Around the time of independence, the major form of transportation in Pakistan was railways. In comparison, the road network was essentially a farm-to-market linkage.

The road public transport was then limited to a tramway system in Karachi, an omnibus service in Karachi and Lahore, and a fleet of trucks inherited largely from the Second World War, mainly of British origin. It was used largely for short-haulage (farm-to-market); the long-haul freight and passenger traffic was catered to by the railways.

According to a recent Karandaaz study on the workings and financing of Pakistan’s transportation sector titled ‘Bankability of the Transport Sector’, the first mention of transport planning in Pakistan is found in the First Five Year Plan (1955-60) when the Government decided to establish the Pakistan Road Transport Board and announced a policy to increase road passenger long-distance travel. As a result, 500 new buses were inducted in Karachi. An additional 1,200 buses-700 for Karachi Road Transport Corporation and 500 for inter-city traffic through the West Pakistan Road Transport Board- were inducted in the next five years. The First Plan period also saw the introduction of automobile assembling (cars, buses and trucks).

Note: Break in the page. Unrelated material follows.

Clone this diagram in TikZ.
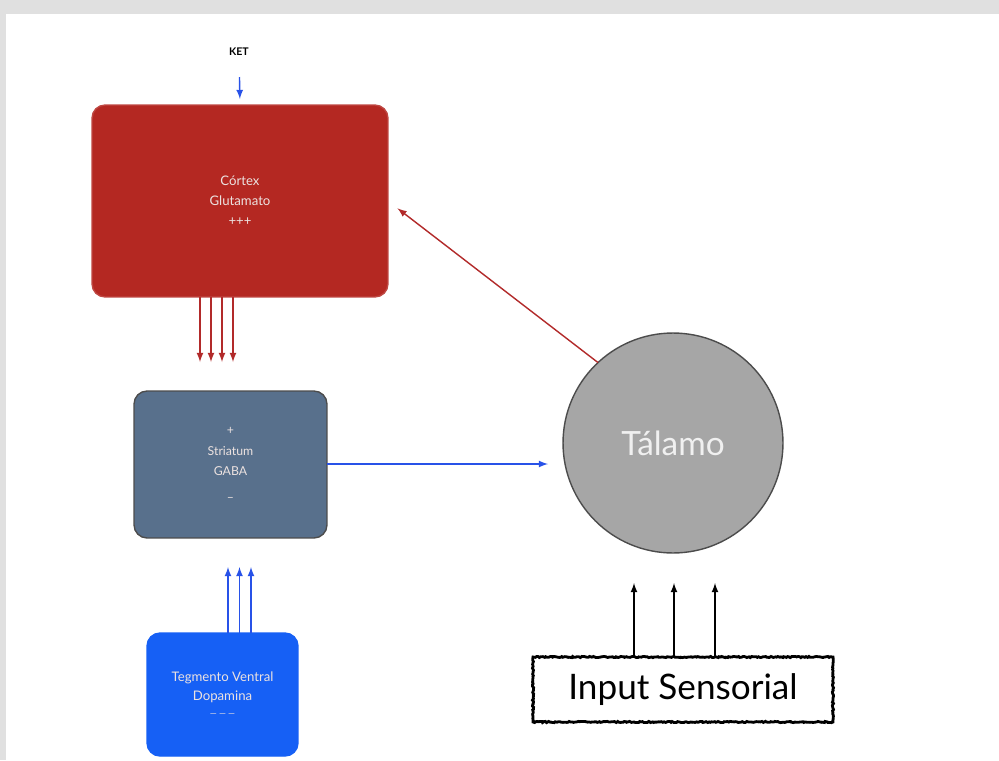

The transportation sector in Pakistan is governed by a mixture of old and new laws. There has been no implementation of a Transport Plan or Road Transportation Policy in Pakistan. The National Transport Policy, developed by the Ministry of Communications in 2012, was not approved. In 2017, the Government of Pakistan commenced a two year project funded by the Department for International Development (DFID) and administered by the Asian Development Bank (ADB), to formulate a National Transport Policy for the country. The plan seeks a safe, efficient, and sustainable transport system to realize Pakistan’s Vision 2025.

With the advent of multimodal transportation, there is a need to update the legal regime to protect the interests of the parties involved under the modern commercial environment. This protection has to be in line with global standards and conventions in order to satisfy the country’s trading partners. Given the potential to expand overland trade with Pakistan’s neighbors and within the Economic Cooperation Organization (ECO), Central Asia Regional Economic Cooperation (CAREC) and South Asian Association for Regional Cooperation (SAARC) regions, it is paramount for Pakistan to modernize its laws and strengthen enforcement.

More than 95 percent of financial transactions conducted to purchase vehicles, passenger or freight, take place through personal savings of the proprietors. Therefore there is a huge potential in the market that could be utilized by financial institutions.

How does a financial institution expand outreach in a market where penetration is low? Owners buy vehicles outright, and mainly through their own savings, sale of assets and personal income. This implies that owners do have access to collateral. Further there is an opportunity for financial institutions since the main reason why owners do not expand their fleets is shortage of capital.

Completely independent operators will find it difficult to enter on their own and need to go through existing channels (mainly social networks). The social capital (conceptualized as the cultural and economic relations within the transport sector) might not allow ease of entry unless some prior informal social criteria are met, such as personal networking with the potential clientele. It has been made clear that while entry is easy, it requires social connections and introductions for new entrants.

Hence, new financial intervention will need to bridge not just the large financial gaps potential buyers face, but also access specific social networks. A potential entry point may be locating branches near major transport hubs, allowing greater access for vehicle owners as well as aspiring candidates. Informal financing is obtained mainly from Lahore and Karachi for all category of vehicles. Peshawar was cited by respondents owning large pick-ups and large trucks.

As also discussed in the Karandaaz study on transportation, familiarity with the banking sector might allow some ease of entry into the formal financial sector. Furthermore, their bank account statements can be used by financial institutions in the loan documentation process. The financial profile of transport owners is different from typical microfinance clients in the rural or urban sector. The transport sector, given its scale and financial issues, is more similar to the SME sector than the microfinance sector (investment size required is large). However, rickshaw owners can be added to the microfinance segment as investment required is small.

In the passenger segment, it is found that on average, most of the respondents own two vehicles, however, in the case of deluxe buses, and the average number of vehicles owned is five. The deluxe bus segment is therefore a potential entry point into the transport segment.

For any financial institution who is willing to provide financial resources to the freight and passenger sectors, it will be far easier to locate and provide loans to those prospective owners who have at least three vehicles. This will lower the transaction costs of financial intervention and could also address the issue of collateral.